* **WHAT THIS TASK INVOLVES**
Return each line of the listing below, unchanged, and omit the images.

──────────

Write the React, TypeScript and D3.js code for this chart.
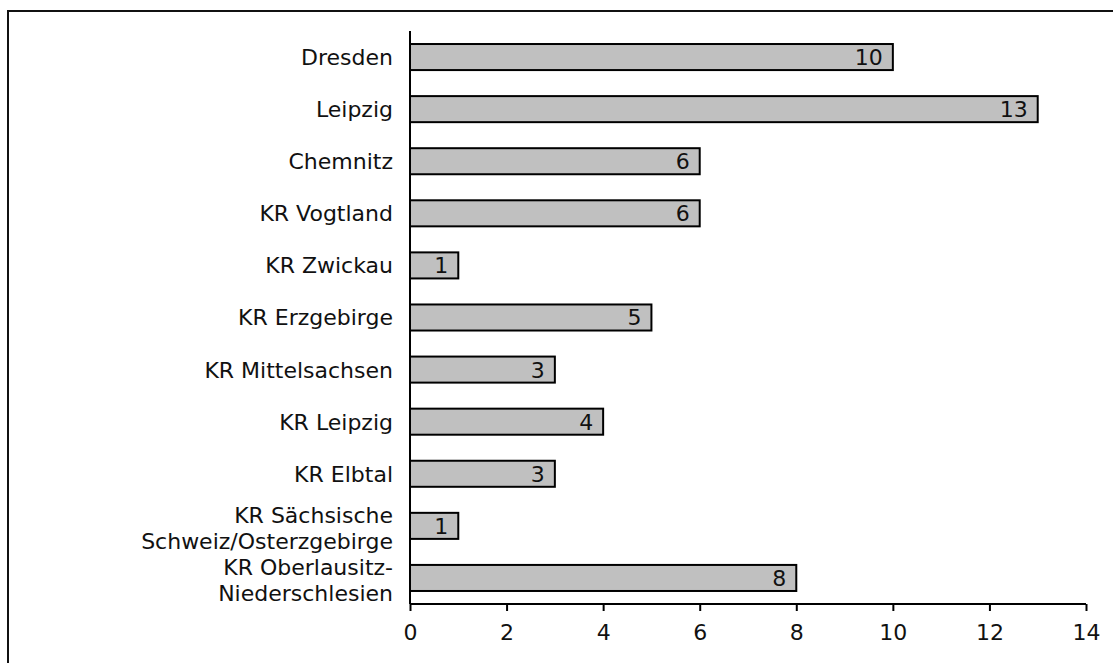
import React, { useRef, useEffect } from "react";
import * as d3 from "d3";

const categories = [
	"Dresden",
	"Leipzig",
	"Chemnitz",
	"KR Vogtland",
	"KR Zwickau",
	"KR Erzgebirge",
	"KR Mittelsachsen",
	"KR Leipzig",
	"KR Elbtal",
	"KR Sächsische\nSchweiz/Osterzgebirge",
	"KR Oberlausitz-\nNiederschlesien",
];
const values = [10, 13, 6, 6, 1, 5, 3, 4, 3, 1, 8];
const xTicks = [0, 2, 4, 6, 8, 10, 12, 14];

const FONT = "'DejaVu Sans', Verdana, sans-serif";

const App = () => {
	const svgRef = useRef<SVGSVGElement>(null);

	useEffect(() => {
		const width = 1113;
		const height = 663;
		const margin = { top: 31, right: 27, bottom: 59, left: 410 };

		const svg = d3.select(svgRef.current);
		svg.selectAll("*").remove();

		// outer frame (right and bottom edges fall outside the picture)
		svg.append("rect")
			.attr("x", 8)
			.attr("y", 11)
			.attr("width", 1200)
			.attr("height", 800)
			.attr("fill", "none")
			.attr("stroke", "#111")
			.attr("stroke-width", 2);

		const x = d3.scaleLinear()
			.domain([0, 14])
			.range([margin.left, width - margin.right]);

		const y = d3.scaleBand()
			.domain(categories)
			.range([margin.top, height - margin.bottom])
			.paddingInner(0.5)
			.paddingOuter(0.25);

		// bars
		svg.selectAll(".bar")
			.data(values)
			.enter()
			.append("rect")
			.attr("class", "bar")
			.attr("x", x(0))
			.attr("y", (d, i) => y(categories[i]))
			.attr("width", d => x(d) - x(0))
			.attr("height", y.bandwidth())
			.attr("fill", "#c0c0c0")
			.attr("stroke", "#000")
			.attr("stroke-width", 2);

		// value labels
		svg.selectAll(".val")
			.data(values)
			.enter()
			.append("text")
			.attr("class", "val")
			.attr("x", d => x(d) - 10)
			.attr("y", (d, i) => y(categories[i]) + y.bandwidth() / 2)
			.attr("dy", "0.36em")
			.attr("text-anchor", "end")
			.attr("font-family", FONT)
			.attr("font-size", 22)
			.attr("fill", "#111")
			.text(d => d);

		// x axis
		const xAxis = svg.append("g")
			.attr("transform", `translate(0,${height - margin.bottom})`)
			.call(d3.axisBottom(x).tickValues(xTicks).tickSize(7).tickPadding(13));
		xAxis.select(".domain").attr("stroke", "#000").attr("stroke-width", 2).attr("d", `M${x(0)},0H${x(14)}`);
		xAxis.selectAll(".tick line").attr("stroke", "#000").attr("stroke-width", 2);
		xAxis.selectAll(".tick text")
			.attr("font-family", FONT)
			.attr("font-size", 22)
			.attr("fill", "#111");

		// y axis line
		svg.append("line")
			.attr("x1", x(0))
			.attr("x2", x(0))
			.attr("y1", margin.top)
			.attr("y2", height - margin.bottom)
			.attr("stroke", "#000")
			.attr("stroke-width", 2);

		// category labels
		const labels = svg.selectAll(".cat")
			.data(categories)
			.enter()
			.append("text")
			.attr("class", "cat")
			.attr("text-anchor", "end")
			.attr("font-family", FONT)
			.attr("font-size", 22)
			.attr("fill", "#111");

		labels.each(function (d) {
			const lines = d.split("\n");
			const cy = y(d) + y.bandwidth() / 2 + (lines.length > 1 ? 2 : 0);
			const lh = 26;
			lines.forEach((ln, k) => {
				d3.select(this)
					.append("tspan")
					.attr("x", x(0) - 17)
					.attr("y", cy + (k - (lines.length - 1) / 2) * lh)
					.attr("dy", "0.36em")
					.text(ln);
			});
		});
	}, []);

	return (
		<svg
			ref={svgRef}
			width={1113}
			height={663}
			style={{ position: "absolute", left: 0, top: 0, background: "#fff" }}
		/>
	);
};

export default App;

──────────

* **RESULT**
Write the React, TypeScript and D3.js code for this chart.
import React, { useRef, useEffect } from "react";
import * as d3 from "d3";

const categories = [
	"Dresden",
	"Leipzig",
	"Chemnitz",
	"KR Vogtland",
	"KR Zwickau",
	"KR Erzgebirge",
	"KR Mittelsachsen",
	"KR Leipzig",
	"KR Elbtal",
	"KR Sächsische\nSchweiz/Osterzgebirge",
	"KR Oberlausitz-\nNiederschlesien",
];
const values = [10, 13, 6, 6, 1, 5, 3, 4, 3, 1, 8];
const xTicks = [0, 2, 4, 6, 8, 10, 12, 14];

const FONT = "'DejaVu Sans', Verdana, sans-serif";

const App = () => {
	const svgRef = useRef<SVGSVGElement>(null);

	useEffect(() => {
		const width = 1113;
		const height = 663;
		const margin = { top: 31, right: 27, bottom: 59, left: 410 };

		const svg = d3.select(svgRef.current);
		svg.selectAll("*").remove();

		// outer frame (right and bottom edges fall outside the picture)
		svg.append("rect")
			.attr("x", 8)
			.attr("y", 11)
			.attr("width", 1200)
			.attr("height", 800)
			.attr("fill", "none")
			.attr("stroke", "#111")
			.attr("stroke-width", 2);

		const x = d3.scaleLinear()
			.domain([0, 14])
			.range([margin.left, width - margin.right]);

		const y = d3.scaleBand()
			.domain(categories)
			.range([margin.top, height - margin.bottom])
			.paddingInner(0.5)
			.paddingOuter(0.25);

		// bars
		svg.selectAll(".bar")
			.data(values)
			.enter()
			.append("rect")
			.attr("class", "bar")
			.attr("x", x(0))
			.attr("y", (d, i) => y(categories[i]))
			.attr("width", d => x(d) - x(0))
			.attr("height", y.bandwidth())
			.attr("fill", "#c0c0c0")
			.attr("stroke", "#000")
			.attr("stroke-width", 2);

		// value labels
		svg.selectAll(".val")
			.data(values)
			.enter()
			.append("text")
			.attr("class", "val")
			.attr("x", d => x(d) - 10)
			.attr("y", (d, i) => y(categories[i]) + y.bandwidth() / 2)
			.attr("dy", "0.36em")
			.attr("text-anchor", "end")
			.attr("font-family", FONT)
			.attr("font-size", 22)
			.attr("fill", "#111")
			.text(d => d);

		// x axis
		const xAxis = svg.append("g")
			.attr("transform", `translate(0,${height - margin.bottom})`)
			.call(d3.axisBottom(x).tickValues(xTicks).tickSize(7).tickPadding(13));
		xAxis.select(".domain").attr("stroke", "#000").attr("stroke-width", 2).attr("d", `M${x(0)},0H${x(14)}`);
		xAxis.selectAll(".tick line").attr("stroke", "#000").attr("stroke-width", 2);
		xAxis.selectAll(".tick text")
			.attr("font-family", FONT)
			.attr("font-size", 22)
			.attr("fill", "#111");

		// y axis line
		svg.append("line")
			.attr("x1", x(0))
			.attr("x2", x(0))
			.attr("y1", margin.top)
			.attr("y2", height - margin.bottom)
			.attr("stroke", "#000")
			.attr("stroke-width", 2);

		// category labels
		const labels = svg.selectAll(".cat")
			.data(categories)
			.enter()
			.append("text")
			.attr("class", "cat")
			.attr("text-anchor", "end")
			.attr("font-family", FONT)
			.attr("font-size", 22)
			.attr("fill", "#111");

		labels.each(function (d) {
			const lines = d.split("\n");
			const cy = y(d) + y.bandwidth() / 2 + (lines.length > 1 ? 2 : 0);
			const lh = 26;
			lines.forEach((ln, k) => {
				d3.select(this)
					.append("tspan")
					.attr("x", x(0) - 17)
					.attr("y", cy + (k - (lines.length - 1) / 2) * lh)
					.attr("dy", "0.36em")
					.text(ln);
			});
		});
	}, []);

	return (
		<svg
			ref={svgRef}
			width={1113}
			height={663}
			style={{ position: "absolute", left: 0, top: 0, background: "#fff" }}
		/>
	);
};

export default App;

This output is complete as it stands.